Provided entries:
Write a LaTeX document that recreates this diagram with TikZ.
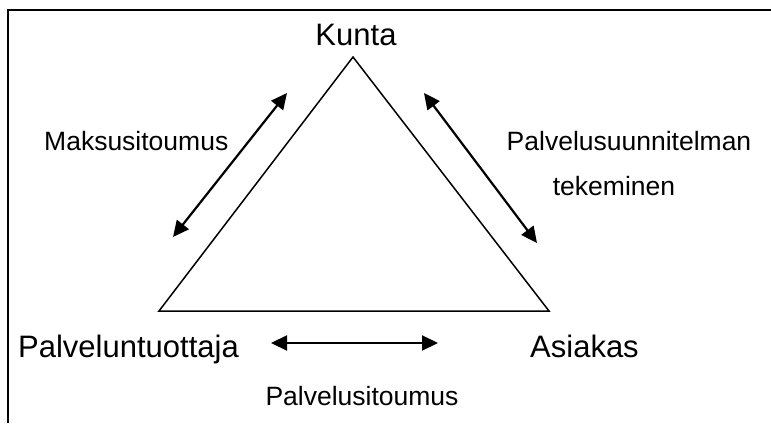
\documentclass[tikz,border=0pt]{standalone}
\usepackage{fontspec}
\setmainfont{Liberation Sans}
\usetikzlibrary{arrows.meta}
\tikzset{
  big/.style={font=\fontsize{31}{36}\selectfont, inner sep=0pt},
  small/.style={font=\fontsize{26.5}{30}\selectfont, inner sep=0pt},
  dbl/.style={line width=2.2pt, {Triangle[length=16pt,width=15pt]}-{Triangle[length=16pt,width=15pt]}},
  frame/.style={line width=2pt},
  tri/.style={line width=1.5pt, line join=miter}
}
\begin{document}
\begin{tikzpicture}[x=1pt,y=-1pt]
\useasboundingbox (0,0) rectangle (771,423);
% frame
\coordinate (fb) at (8,423);
\coordinate (fc) at (8,10);
\coordinate (fr) at (771,10);
\draw[frame] (fb) -- (fc) -- (fr);
% triangle
\coordinate (apex) at (353,57);
\coordinate (bl) at (159,311);
\coordinate (br) at (549,311);
\draw[tri] (apex) -- (bl) -- (br) -- cycle;
% labels
\node[big, anchor=base] (kunta) at (356,45) {Kunta};
\node[big, anchor=base west] (tuottaja) at (18,357) {Palveluntuottaja};
\node[big, anchor=base west] (asiakas) at (530,357) {Asiakas};
\node[small, anchor=base west] (maksu) at (44,150) {Maksusitoumus};
\node[small, anchor=base] (suunn) at (629,150) {Palvelusuunnitelman};
\node[small, anchor=base] (tek) at (614,195) {tekeminen};
\node[small, anchor=base] (sito) at (362,405) {Palvelusitoumus};
% arrows
\coordinate (a1) at (173,237);
\coordinate (a2) at (287,93);
\coordinate (b1) at (424,93);
\coordinate (b2) at (537,243);
\coordinate (c1) at (271,343);
\coordinate (c2) at (438,343);
\draw[dbl] (a1) -- (a2);
\draw[dbl] (b1) -- (b2);
\draw[dbl] (c1) -- (c2);
\end{tikzpicture}
\end{document}
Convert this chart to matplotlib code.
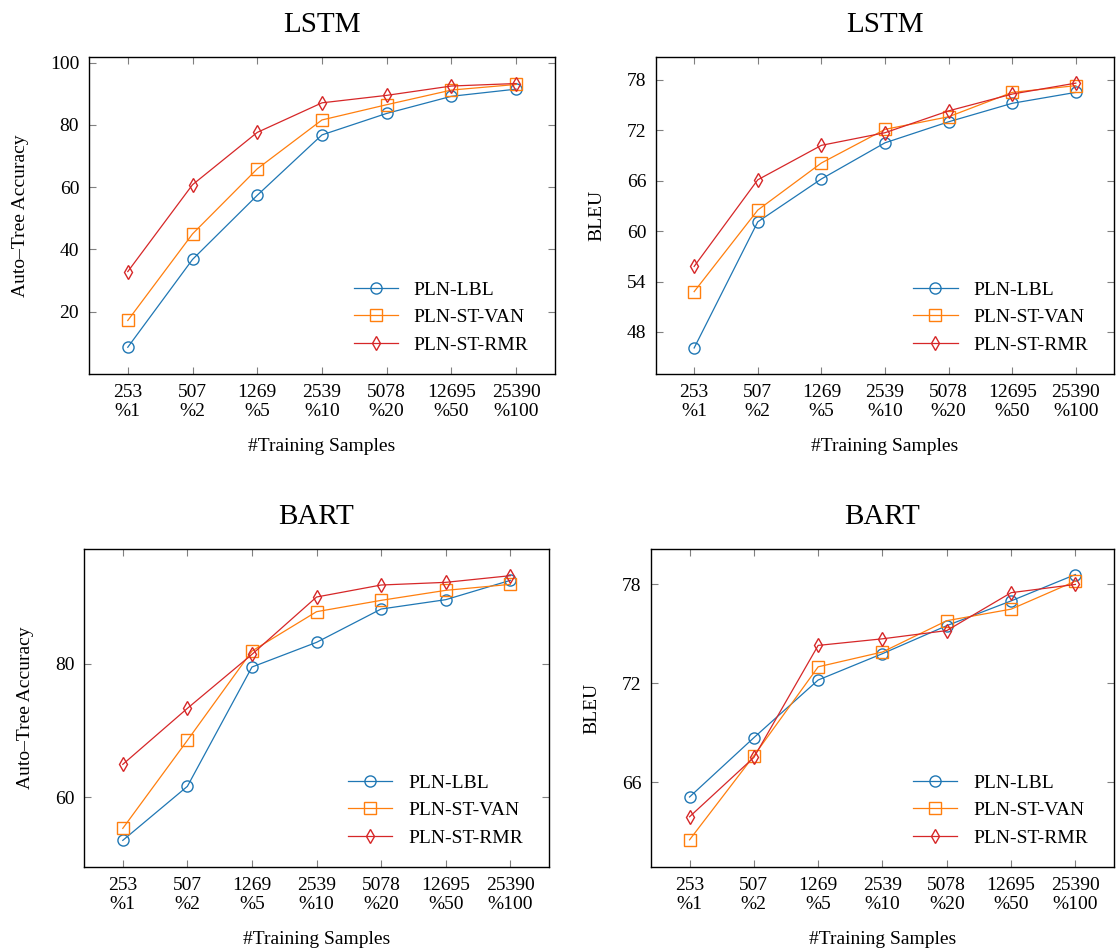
import numpy as np
import matplotlib
matplotlib.use('Agg')
import matplotlib.pyplot as plt

plt.rcParams['font.family'] = ['Liberation Serif', 'DejaVu Serif']

# x axis (categorical)
samples = ['253', '507', '1269', '2539', '5078', '12695', '25390']
percents = ['%1', '%2', '%5', '%10', '%20', '%50', '%100']
tick_labels = [s + '\n' + p for s, p in zip(samples, percents)]

series_names = ['PLN-LBL', 'PLN-ST-VAN', 'PLN-ST-RMR']

# LSTM - Auto-Tree Accuracy
lstm_acc_lbl = [8.6, 36.8, 57.4, 76.8, 83.7, 89.2, 91.5]
lstm_acc_van = [17.2, 45.0, 65.9, 81.6, 86.5, 91.2, 93.0]
lstm_acc_rmr = [32.9, 60.8, 77.6, 87.1, 89.5, 92.5, 93.3]

# LSTM - BLEU
lstm_bleu_lbl = [46.1, 61.1, 66.2, 70.5, 73.0, 75.2, 76.5]
lstm_bleu_van = [52.8, 62.5, 68.1, 72.1, 73.6, 76.5, 77.3]
lstm_bleu_rmr = [55.8, 66.1, 70.2, 71.7, 74.3, 76.3, 77.6]

# BART - Auto-Tree Accuracy
bart_acc_lbl = [53.5, 61.6, 79.5, 83.2, 88.2, 89.6, 92.5]
bart_acc_van = [55.3, 68.5, 81.9, 87.8, 89.5, 91.0, 91.9]
bart_acc_rmr = [64.9, 73.3, 81.4, 90.0, 91.8, 92.2, 93.2]

# BART - BLEU
bart_bleu_lbl = [65.1, 68.7, 72.2, 73.8, 75.5, 77.0, 78.6]
bart_bleu_van = [62.5, 67.6, 73.0, 73.9, 75.8, 76.5, 78.2]
bart_bleu_rmr = [63.9, 67.5, 74.3, 74.7, 75.2, 77.5, 78.0]

colors = ['#1f77b4', '#ff7f0e', '#d62728']
markers = ['o', 's', 'd']
msizes = [8, 8, 7.5]

fs = 14

fig = plt.figure(figsize=(11.16, 9.51), dpi=100)

# axes positions [left, bottom, width, height] in figure fractions
panels = [
    ([0.0797, 0.6067, 0.4176, 0.3333], 'LSTM', 'Auto\u2013Tree Accuracy',
     [lstm_acc_lbl, lstm_acc_van, lstm_acc_rmr], (0, 101.8), [20, 40, 60, 80, 100]),
    ([0.5878, 0.6067, 0.4104, 0.3333], 'LSTM', 'BLEU',
     [lstm_bleu_lbl, lstm_bleu_van, lstm_bleu_rmr], (43.0, 80.7), [48, 54, 60, 66, 72, 78]),
    ([0.0753, 0.0883, 0.4167, 0.3344], 'BART', 'Auto\u2013Tree Accuracy',
     [bart_acc_lbl, bart_acc_van, bart_acc_rmr], (49.5, 97.2), [60, 80]),
    ([0.5833, 0.0883, 0.4149, 0.3344], 'BART', 'BLEU',
     [bart_bleu_lbl, bart_bleu_van, bart_bleu_rmr], (60.85, 80.15), [66, 72, 78]),
]

x = np.arange(len(samples))

for pos, title, ylabel, data, ylim, yticks in panels:
    ax = fig.add_axes(pos)
    for vals, name, c, m, ms in zip(data, series_names, colors, markers, msizes):
        ax.plot(x, vals, color=c, marker=m, markersize=ms, markerfacecolor='none',
                markeredgecolor=c, markeredgewidth=1.0, linewidth=0.9, label=name)
    ax.set_xlim(-0.6, 6.6)
    ax.set_ylim(*ylim)
    ax.set_xticks(x)
    ax.set_xticklabels(tick_labels, fontsize=fs)
    ax.set_yticks(yticks)
    ax.tick_params(axis='y', labelsize=fs)
    # pgfplots style ticks: inward, gray, on all sides
    ax.tick_params(direction='in', top=True, right=True, length=5, width=0.8,
                   color='#808080', pad=7)
    for sp in ax.spines.values():
        sp.set_linewidth(1.0)
    ax.set_title(title, fontsize=21, pad=18)
    ax.set_ylabel(ylabel, fontsize=fs, labelpad=15)
    ax.set_xlabel('#Training Samples', fontsize=fs, labelpad=13)
    ax.legend(loc='lower right', bbox_to_anchor=(0.96, 0.04), frameon=False,
              fontsize=fs, handlelength=2.3, borderaxespad=0.0, labelspacing=0.5)

plt.savefig('out.png', dpi=100)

What to work on: Write out each entry exactly as given, omitting any picture.

Result of this task:
Write a LaTeX document that recreates this diagram with TikZ.
\documentclass[tikz,border=0pt]{standalone}
\usepackage{fontspec}
\setmainfont{Liberation Sans}
\usetikzlibrary{arrows.meta}
\tikzset{
  big/.style={font=\fontsize{31}{36}\selectfont, inner sep=0pt},
  small/.style={font=\fontsize{26.5}{30}\selectfont, inner sep=0pt},
  dbl/.style={line width=2.2pt, {Triangle[length=16pt,width=15pt]}-{Triangle[length=16pt,width=15pt]}},
  frame/.style={line width=2pt},
  tri/.style={line width=1.5pt, line join=miter}
}
\begin{document}
\begin{tikzpicture}[x=1pt,y=-1pt]
\useasboundingbox (0,0) rectangle (771,423);
% frame
\coordinate (fb) at (8,423);
\coordinate (fc) at (8,10);
\coordinate (fr) at (771,10);
\draw[frame] (fb) -- (fc) -- (fr);
% triangle
\coordinate (apex) at (353,57);
\coordinate (bl) at (159,311);
\coordinate (br) at (549,311);
\draw[tri] (apex) -- (bl) -- (br) -- cycle;
% labels
\node[big, anchor=base] (kunta) at (356,45) {Kunta};
\node[big, anchor=base west] (tuottaja) at (18,357) {Palveluntuottaja};
\node[big, anchor=base west] (asiakas) at (530,357) {Asiakas};
\node[small, anchor=base west] (maksu) at (44,150) {Maksusitoumus};
\node[small, anchor=base] (suunn) at (629,150) {Palvelusuunnitelman};
\node[small, anchor=base] (tek) at (614,195) {tekeminen};
\node[small, anchor=base] (sito) at (362,405) {Palvelusitoumus};
% arrows
\coordinate (a1) at (173,237);
\coordinate (a2) at (287,93);
\coordinate (b1) at (424,93);
\coordinate (b2) at (537,243);
\coordinate (c1) at (271,343);
\coordinate (c2) at (438,343);
\draw[dbl] (a1) -- (a2);
\draw[dbl] (b1) -- (b2);
\draw[dbl] (c1) -- (c2);
\end{tikzpicture}
\end{document}
Convert this chart to matplotlib code.
import numpy as np
import matplotlib
matplotlib.use('Agg')
import matplotlib.pyplot as plt

plt.rcParams['font.family'] = ['Liberation Serif', 'DejaVu Serif']

# x axis (categorical)
samples = ['253', '507', '1269', '2539', '5078', '12695', '25390']
percents = ['%1', '%2', '%5', '%10', '%20', '%50', '%100']
tick_labels = [s + '\n' + p for s, p in zip(samples, percents)]

series_names = ['PLN-LBL', 'PLN-ST-VAN', 'PLN-ST-RMR']

# LSTM - Auto-Tree Accuracy
lstm_acc_lbl = [8.6, 36.8, 57.4, 76.8, 83.7, 89.2, 91.5]
lstm_acc_van = [17.2, 45.0, 65.9, 81.6, 86.5, 91.2, 93.0]
lstm_acc_rmr = [32.9, 60.8, 77.6, 87.1, 89.5, 92.5, 93.3]

# LSTM - BLEU
lstm_bleu_lbl = [46.1, 61.1, 66.2, 70.5, 73.0, 75.2, 76.5]
lstm_bleu_van = [52.8, 62.5, 68.1, 72.1, 73.6, 76.5, 77.3]
lstm_bleu_rmr = [55.8, 66.1, 70.2, 71.7, 74.3, 76.3, 77.6]

# BART - Auto-Tree Accuracy
bart_acc_lbl = [53.5, 61.6, 79.5, 83.2, 88.2, 89.6, 92.5]
bart_acc_van = [55.3, 68.5, 81.9, 87.8, 89.5, 91.0, 91.9]
bart_acc_rmr = [64.9, 73.3, 81.4, 90.0, 91.8, 92.2, 93.2]

# BART - BLEU
bart_bleu_lbl = [65.1, 68.7, 72.2, 73.8, 75.5, 77.0, 78.6]
bart_bleu_van = [62.5, 67.6, 73.0, 73.9, 75.8, 76.5, 78.2]
bart_bleu_rmr = [63.9, 67.5, 74.3, 74.7, 75.2, 77.5, 78.0]

colors = ['#1f77b4', '#ff7f0e', '#d62728']
markers = ['o', 's', 'd']
msizes = [8, 8, 7.5]

fs = 14

fig = plt.figure(figsize=(11.16, 9.51), dpi=100)

# axes positions [left, bottom, width, height] in figure fractions
panels = [
    ([0.0797, 0.6067, 0.4176, 0.3333], 'LSTM', 'Auto\u2013Tree Accuracy',
     [lstm_acc_lbl, lstm_acc_van, lstm_acc_rmr], (0, 101.8), [20, 40, 60, 80, 100]),
    ([0.5878, 0.6067, 0.4104, 0.3333], 'LSTM', 'BLEU',
     [lstm_bleu_lbl, lstm_bleu_van, lstm_bleu_rmr], (43.0, 80.7), [48, 54, 60, 66, 72, 78]),
    ([0.0753, 0.0883, 0.4167, 0.3344], 'BART', 'Auto\u2013Tree Accuracy',
     [bart_acc_lbl, bart_acc_van, bart_acc_rmr], (49.5, 97.2), [60, 80]),
    ([0.5833, 0.0883, 0.4149, 0.3344], 'BART', 'BLEU',
     [bart_bleu_lbl, bart_bleu_van, bart_bleu_rmr], (60.85, 80.15), [66, 72, 78]),
]

x = np.arange(len(samples))

for pos, title, ylabel, data, ylim, yticks in panels:
    ax = fig.add_axes(pos)
    for vals, name, c, m, ms in zip(data, series_names, colors, markers, msizes):
        ax.plot(x, vals, color=c, marker=m, markersize=ms, markerfacecolor='none',
                markeredgecolor=c, markeredgewidth=1.0, linewidth=0.9, label=name)
    ax.set_xlim(-0.6, 6.6)
    ax.set_ylim(*ylim)
    ax.set_xticks(x)
    ax.set_xticklabels(tick_labels, fontsize=fs)
    ax.set_yticks(yticks)
    ax.tick_params(axis='y', labelsize=fs)
    # pgfplots style ticks: inward, gray, on all sides
    ax.tick_params(direction='in', top=True, right=True, length=5, width=0.8,
                   color='#808080', pad=7)
    for sp in ax.spines.values():
        sp.set_linewidth(1.0)
    ax.set_title(title, fontsize=21, pad=18)
    ax.set_ylabel(ylabel, fontsize=fs, labelpad=15)
    ax.set_xlabel('#Training Samples', fontsize=fs, labelpad=13)
    ax.legend(loc='lower right', bbox_to_anchor=(0.96, 0.04), frameon=False,
              fontsize=fs, handlelength=2.3, borderaxespad=0.0, labelspacing=0.5)

plt.savefig('out.png', dpi=100)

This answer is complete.